Natasha Kampusch. J’avais 11 ans précisément quand j’ai écrit ça. J’ai effectivement démarré ce livre avec ces mots «Crois en toi tu as de la valeur. Console-toi tout s’arrangera. Sois forte. Tout va s’arranger. (…) Quand tu veux quelque chose, et que tu y travailles tu atteindras ton but (…) Ces mots son importants pour moi. J’ai une force, oui, c’est vrai. Mais je ne peux pas vraiment expliquer d’où cette force m’est venue. Pour ça, il faut demander à mes parents !»
Lorsque vous avez réussi à vous échapper, vous pensiez que le monde extérieur était le «monde des bons». Vous avez vite déchanté. Comment ça s’est passé ?
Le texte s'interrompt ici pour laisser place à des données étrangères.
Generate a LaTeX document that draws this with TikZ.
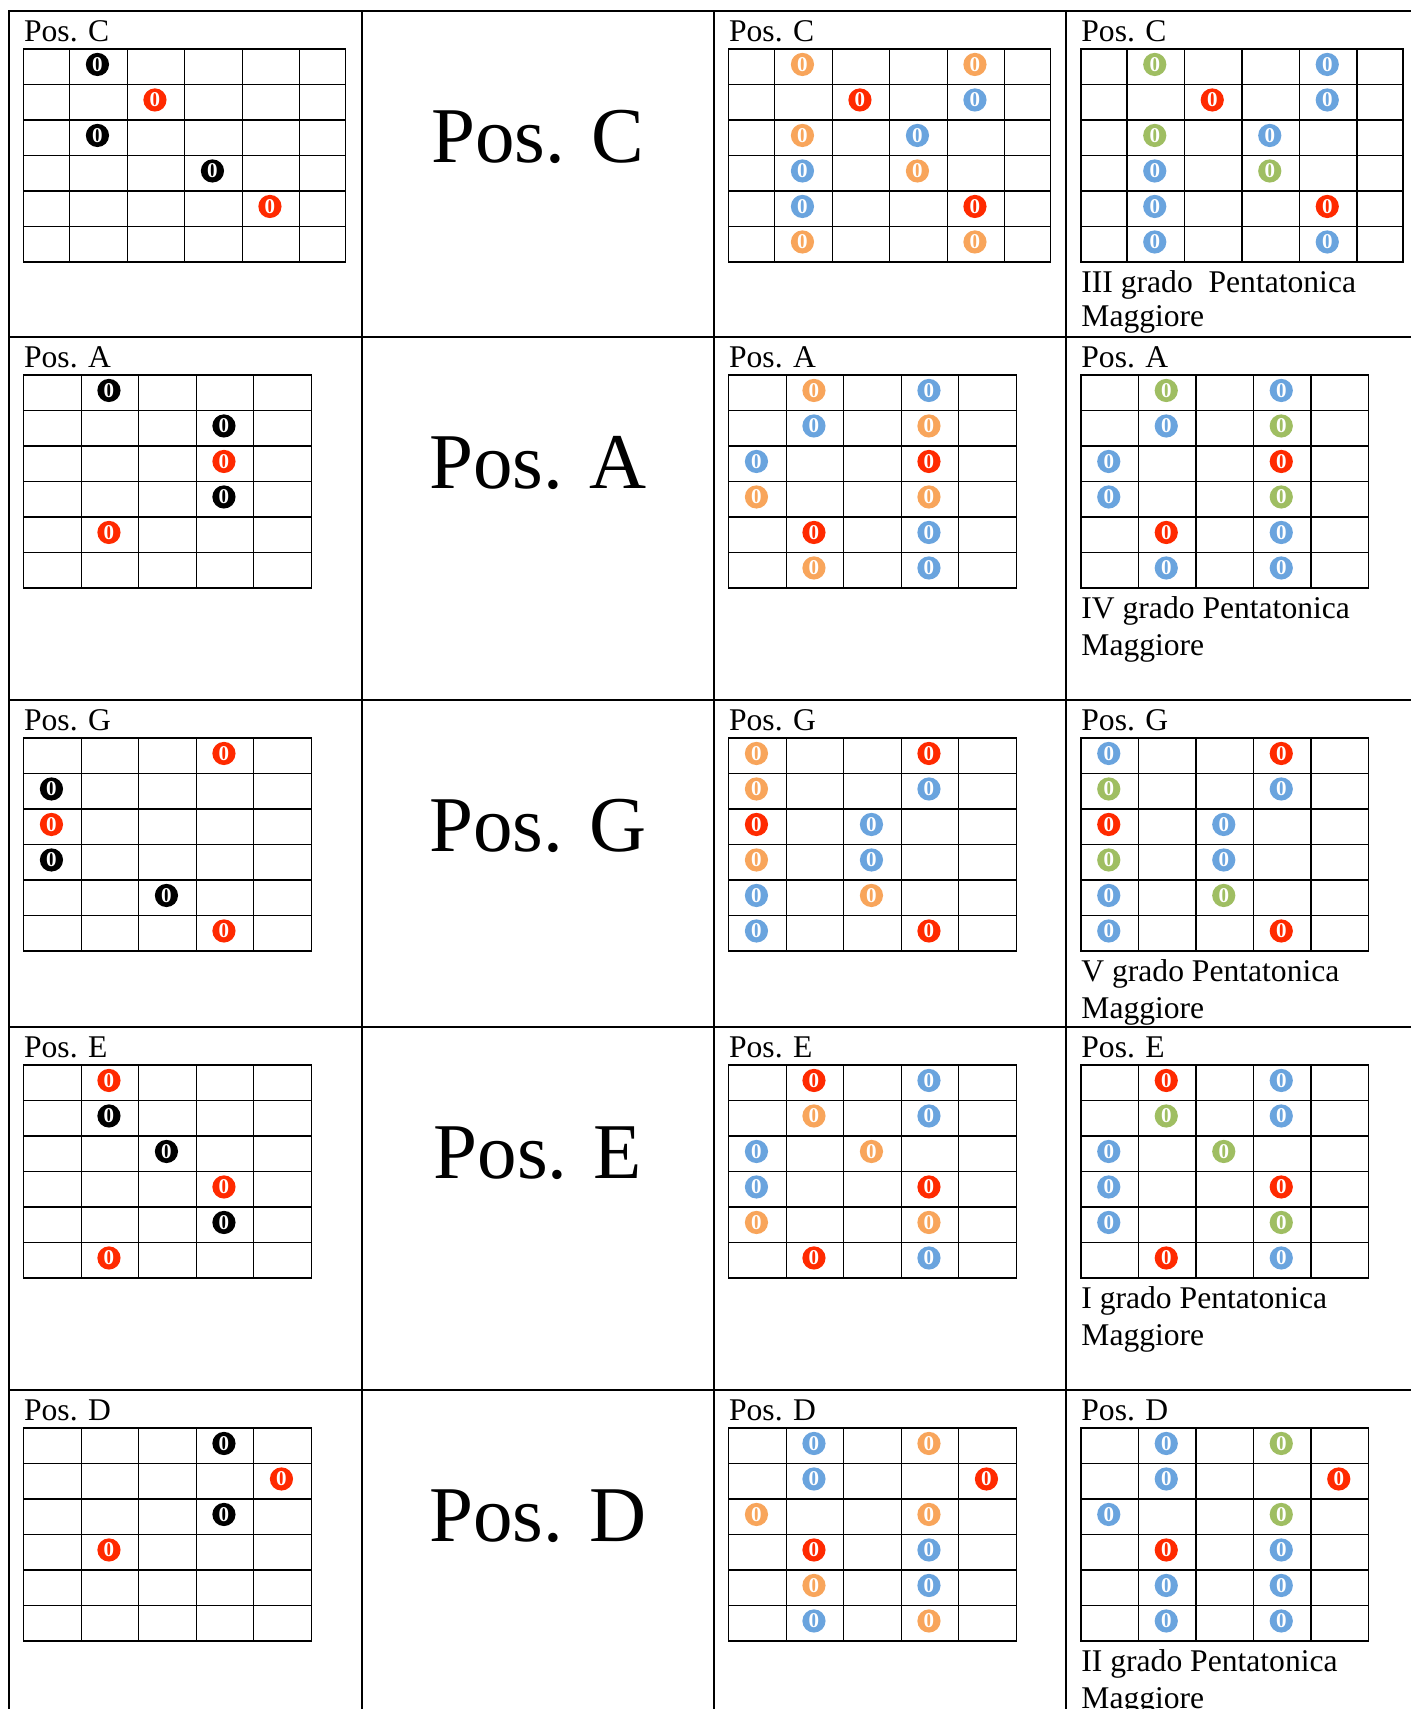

Au départ, j’avais l’impression que les gens extérieurs faisaient partie «du mondes des bons» De toute manière, au début quand j’ai découvert ce monde, n’importe qui était bien meilleur que mon ravisseur, qui m’avait tenu captive depuis si longtemps. C’était facile de penser que tout le monde était bien mieux que celui qui m’avait fait ça. Ensuite, je me suis rendue compte que dans ce monde des soit disant «bons», il y a surtout des êtres humains qui pensent d’abord à leurs propres intérêts. Vous savez, l’espèce humaine est parfois la pire des espèces.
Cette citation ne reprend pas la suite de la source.